The Professional Commons (公共專業聯盟)
19 April 2012
1 See The Professional Commons, “Submission on the Consultation on Legislation to Enhance Protection for Consumers against Unfair Trade Practices”, October 2009 <http://www.procommons.org.hk/wp-content/uploads/2010/11/trade-practice-text-english.pdf>.
2 “Under the proposed mechanism, the enforcement agency is empowered to seek undertakings from traders suspected of deploying any unfair trade practices to stop and not to repeat an offending act and, where necessary, seek injunctions from the court for the purpose.

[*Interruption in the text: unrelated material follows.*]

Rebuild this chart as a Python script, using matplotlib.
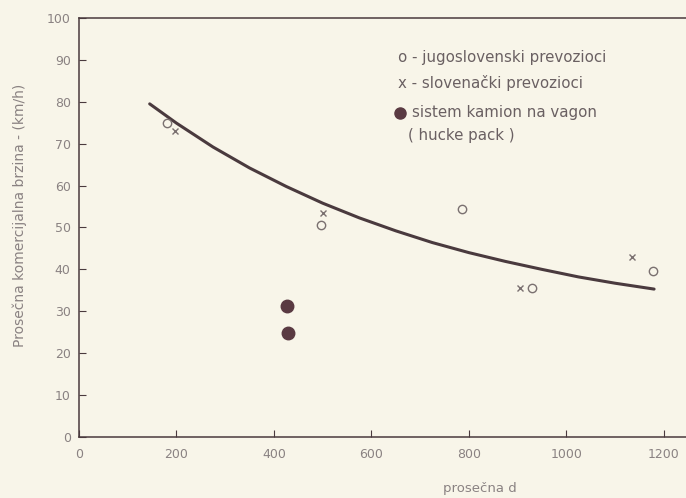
import matplotlib
matplotlib.use("Agg")
from matplotlib import pyplot as plt

# values
jugo_x = [180, 497, 785, 930, 1178]
jugo_y = [75.0, 50.5, 54.5, 35.5, 39.5]

slo_x = [197, 500, 905, 1135]
slo_y = [73.0, 53.5, 35.5, 43.0]

hucke_x = [427, 428]
hucke_y = [31.2, 24.8]

trend_x = [145, 200, 275, 350, 425, 500, 575, 650, 725, 800, 875, 950, 1025, 1100, 1180]
trend_y = [79.5, 74.9, 69.2, 64.2, 59.8, 55.8, 52.3, 49.2, 46.4, 44.0, 41.9, 40.0, 38.2, 36.7, 35.3]

x_ticks = [0, 200, 400, 600, 800, 1000, 1200]
y_ticks = [0, 10, 20, 30, 40, 50, 60, 70, 80, 90, 100]

paper = "#f8f5e9"
ink = "#4a3a3e"
pencil = "#7a7070"
faded = "#8a8282"

fig = plt.figure(figsize=(6.86, 4.98), dpi=100, facecolor=paper)
ax = fig.add_axes([0.1152, 0.1225, 0.888, 0.8414])
ax.set_facecolor(paper)

ax.plot(trend_x, trend_y, color=ink, linewidth=2.2, solid_capstyle="round",
        solid_joinstyle="round")
ax.plot(jugo_x, jugo_y, linestyle="none", marker="o", markersize=6,
        markerfacecolor="none", markeredgecolor=pencil, markeredgewidth=1.0)
ax.plot(slo_x, slo_y, linestyle="none", marker="x", markersize=5,
        color=pencil, markeredgewidth=1.0)
ax.plot(hucke_x, hucke_y, linestyle="none", marker="o", markersize=9,
        color="#5a3a42")

ax.set_xlim(0, 1250)
ax.set_ylim(0, 100)
ax.set_xticks(x_ticks)
ax.set_yticks(y_ticks)
ax.tick_params(direction="in", length=5, width=0.8, colors=ink,
               labelcolor=faded, labelsize=9)
ax.tick_params(axis="x", pad=8)
ax.tick_params(axis="y", pad=6)
for side in ["left", "bottom", "top"]:
    ax.spines[side].set_color(ink)
    ax.spines[side].set_linewidth(1.1)
ax.spines["right"].set_visible(False)

ax.set_ylabel("Prosečna komercijalna brzina - (km/h)", color=faded,
              fontsize=10)
ax.yaxis.set_label_coords(-0.085, 0.53)
fig.text(480 / 686, 1 - 488 / 498, "prosečna d", color=faded, fontsize=9.5,
         ha="center", va="center")

# hand-lettered key in the upper right
kw = dict(transform=ax.transAxes, color="#6a6062", fontsize=10.8, va="center")
ax.text(0.524, 0.906, "o - jugoslovenski prevozioci", **kw)
ax.text(0.524, 0.846, "x - slovenački prevozioci", **kw)
ax.plot([0.527], [0.774], transform=ax.transAxes, marker="o", markersize=8,
        color="#5a3a42", linestyle="none")
ax.text(0.547, 0.774, "sistem kamion na vagon", **kw)
ax.text(0.540, 0.719, "( hucke pack )", **kw)

fig.savefig("out.png", dpi=100, facecolor=paper)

It can be implied that the court can only issue injunction even these businesses failed to fulfill their undertaking, which is seriously speaking not regarded as penalty of any sense because no punitive measures has been laid out when in violation of any undertakings businesses previously committed, which is far from the principle underlying the “compliance-based mechanism” of the UK”. Details please check The Professional Commons, “Submission on the Consultation on Legislation to Enhance Protection for Consumers against Unfair Trade Practices”, October 2009, para. 9.